Ronny Moorings, unico membro stabile dalla formazione originale, fece però rivivere i Clan of Xymox nel 1997, con un disco di ottimo spessore, che riprendeva in modo sapiente il vecchio stile fondendolo con quanto accumulato nell'esperienza dance: nasceva Hidden Faces, un album tetro e al tempo stesso ammiccante, che ha oggi lo status di piccolo classico del genere.

Sono seguiti l'ottimo Creatures e via via altri 3 album nei quali la formula è stata ritoccata di poco, con una preponderanza altalenante tra i pezzi da dancefloor alternativo e le tirate gotiche alla Sisters of Mercy.

Giunge ora il sesto lavoro di questa seconda vita del Clan: In Love We Trust, al quale è affidato il compito di risollevare le sorti del moniker dopo le recensioni non sempre favorevolissime destinate al precedente Breaking Point.

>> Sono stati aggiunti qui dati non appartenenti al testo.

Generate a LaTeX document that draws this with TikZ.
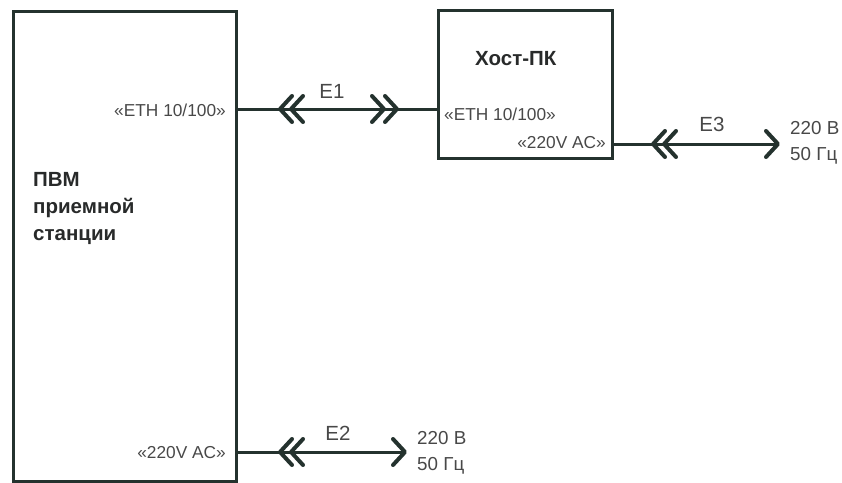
\documentclass[tikz,border=0pt]{standalone}
\usepackage{fontspec}
\setmainfont{Liberation Sans}
\definecolor{ln}{RGB}{36,50,46}
\definecolor{tx}{RGB}{72,72,72}
\definecolor{tb}{RGB}{40,42,42}
\begin{document}
\begin{tikzpicture}[x=1pt,y=-1pt,
  box/.style={draw=ln, line width=3pt, inner sep=0pt, outer sep=0pt},
  wire/.style={draw=ln, line width=3pt},
  chevline/.style={draw=ln, line width=4pt, line cap=round, line join=round},
  port/.style={inner sep=0pt, text=tx, font=\fontsize{17.3}{19}\selectfont},
  elab/.style={inner sep=0pt, text=tx, font=\fontsize{20.5}{22}\selectfont},
  supply/.style={inner sep=0pt, text=tx, font=\fontsize{18.8}{26}\selectfont, align=left, anchor=north west},
  title/.style={inner sep=0pt, text=tb, font=\bfseries\fontsize{20.5}{27}\selectfont, align=left},
  lchev/.pic={\draw[chevline] (12,-13) -- (0,0) -- (12,13);},
  rchev/.pic={\draw[chevline] (-12,-13) -- (0,0) -- (-12,13);}
]
\useasboundingbox (0,0) rectangle (842,482);

% boxes
\node[box, anchor=north west, minimum width=223pt, minimum height=470pt] (pvm) at (13,11) {};
\node[box, anchor=north west, minimum width=174pt, minimum height=148pt] (host) at (438,10) {};

% titles
\node[title, anchor=north west] (pvmt) at (33,172.3) {ПВМ\\приемной\\станции};
\node[title, anchor=base west] (hostt) at (475,65) {Хост-ПК};

% port labels
\node[port, anchor=base east] (p1) at (226,116) {«ETH 10/100»};
\node[port, anchor=base west] (p2) at (444,120) {«ETH 10/100»};
\node[port, anchor=base east] (p3) at (606,148) {«220V AC»};
\node[port, anchor=base east] (p4) at (226,458) {«220V AC»};

% helper levels
\coordinate (y1) at (0,109);
\coordinate (y2) at (0,452);
\coordinate (y3) at (0,144);
\coordinate (e2end) at (405,452);
\coordinate (e3end) at (778,144);

% connectors
\draw[wire] (pvm.east |- y1) -- (host.west |- y1);
\pic at (280,109) {lchev};
\pic at (291,109) {lchev};
\pic at (384,109) {rchev};
\pic at (397,109) {rchev};
\node[elab, anchor=base] (e1) at (332,98) {E1};

\draw[wire] (pvm.east |- y2) -- (e2end);
\pic at (280,452) {lchev};
\pic at (291,452) {lchev};
\pic at (e2end) {rchev};
\node[elab, anchor=base] (e2) at (338,440) {E2};
\node[supply] (s2) at (417,431.5) {220 В\\50 Гц};

\draw[wire] (host.east |- y3) -- (e3end);
\pic at (653,144) {lchev};
\pic at (664,144) {lchev};
\pic at (e3end) {rchev};
\node[elab, anchor=base] (e3) at (712,131) {E3};
\node[supply] (s3) at (790,121.5) {220 В\\50 Гц};
\end{tikzpicture}
\end{document}
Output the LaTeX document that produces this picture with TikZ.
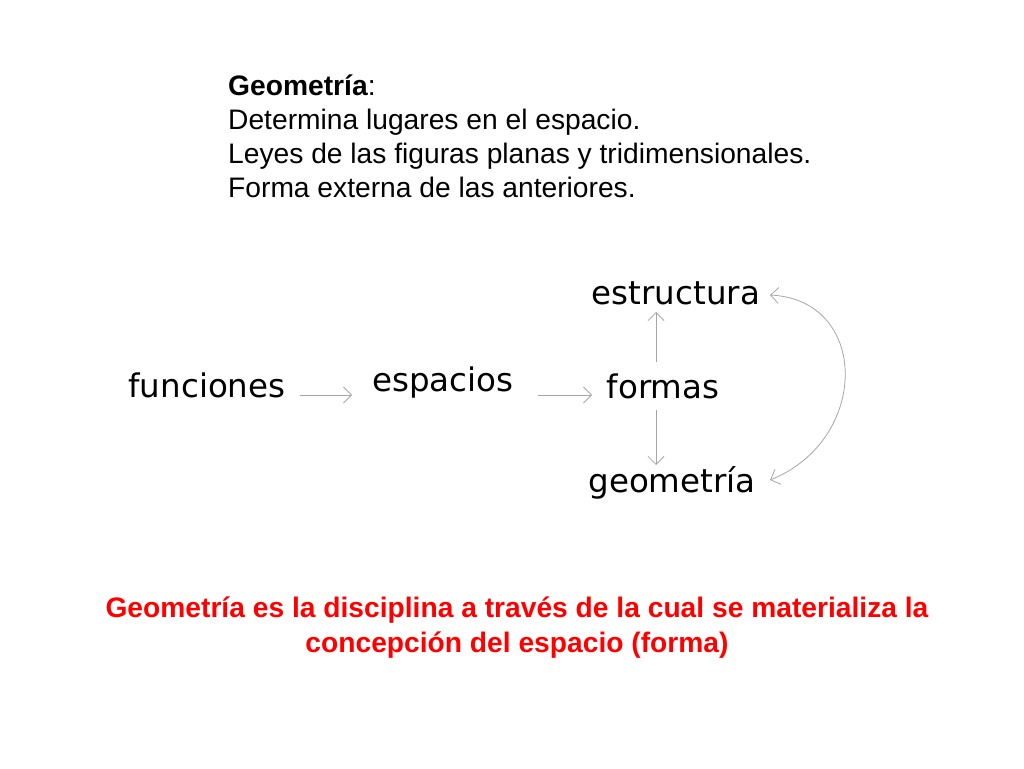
\documentclass[tikz,border=0pt]{standalone}
\usepackage{fontspec}
\setmainfont{Liberation Sans}
\newfontfamily\dv{DejaVu Sans}
\usetikzlibrary{arrows.meta}
\begin{document}
\begin{tikzpicture}[x=1pt,y=-1pt,
  word/.style={font=\dv\fontsize{32.5}{38}\selectfont},
  conn/.style={draw=gray!70,line width=0.8pt,-{Straight Barb[length=8pt,width=16pt]}}]
\useasboundingbox (0,0) rectangle (1024,768);
\node[anchor=north west,align=left,font=\fontsize{28.2}{34}\selectfont,inner sep=0] (t) at (228,75)
 {\textbf{Geometría}:\\Determina lugares en el espacio.\\Leyes de las figuras planas y tridimensionales.\\Forma externa de las anteriores.};
\node[word] (fun) at (207,385) {funciones};
\node[word] (esp) at (443,383) {espacios};
\node[word] (for) at (663,386) {formas};
\node[word] (est) at (676,293) {estructura};
\node[word] (geo) at (672,483) {geometría};
\coordinate (a1) at (300,395); \coordinate (a2) at (352,395);
\coordinate (b1) at (538,395); \coordinate (b2) at (592,395);
\coordinate (c1) at (656,362); \coordinate (c2) at (656,312);
\coordinate (d1) at (656,410); \coordinate (d2) at (656,465);
\coordinate (e1) at (770,480); \coordinate (e2) at (770,295);
\draw[conn] (a1) -- (a2);
\draw[conn] (b1) -- (b2);
\draw[conn] (c1) -- (c2);
\draw[conn] (d1) -- (d2);
\draw[conn,{Straight Barb[length=8pt,width=16pt]}-{Straight Barb[length=8pt,width=16pt]}] (e1) .. controls (870,440) and (870,300) .. (e2);
\node[text=red,align=center,font=\bfseries\fontsize{28.2}{35}\selectfont] (r) at (517,628)
 {Geometría es la disciplina a través de la cual se materializa la\\concepción del espacio (forma)};
\end{tikzpicture}
\end{document}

Fatto salvo che competere con la propria stessa storia è impresa difficilissima, dai primi ascolti mi pare che il buon Ronny (compositore, esecutore e produttore di tutto il materiale degli ultimi dischi) stia perdendo un po' la capacità di creare le gemme di cui aveva costellato gran parte della produzione fino a un paio di album addietro. Questo nuovo lavoro rigetta in parte le sonorità più danzerecce del precedente, e si immerge in una atmosfera più oscura e intima, pur conservando l'armamentario di synth e batterie elettroniche che fanno da marchio di fabbrica del progetto. Nonostante gli splendidi arrangiamenti non riesce però a infilare dieci composizioni convincenti su dieci, con una scrittura che oscilla tra il decente e il buono, mancando l'obiettivo evidente di tornare ad eguagliare i propri vertici.

Ciò detto, l'album supera di gran lunga la sufficienza e perde di fascino solo in questa operazione di confronto. Se questo fosse il livello medio delle uscite electro/goth, ci sarebbe di che rallegrarsi. D'altronde, ripetersi è sempre un rischio, anche per i più grandi.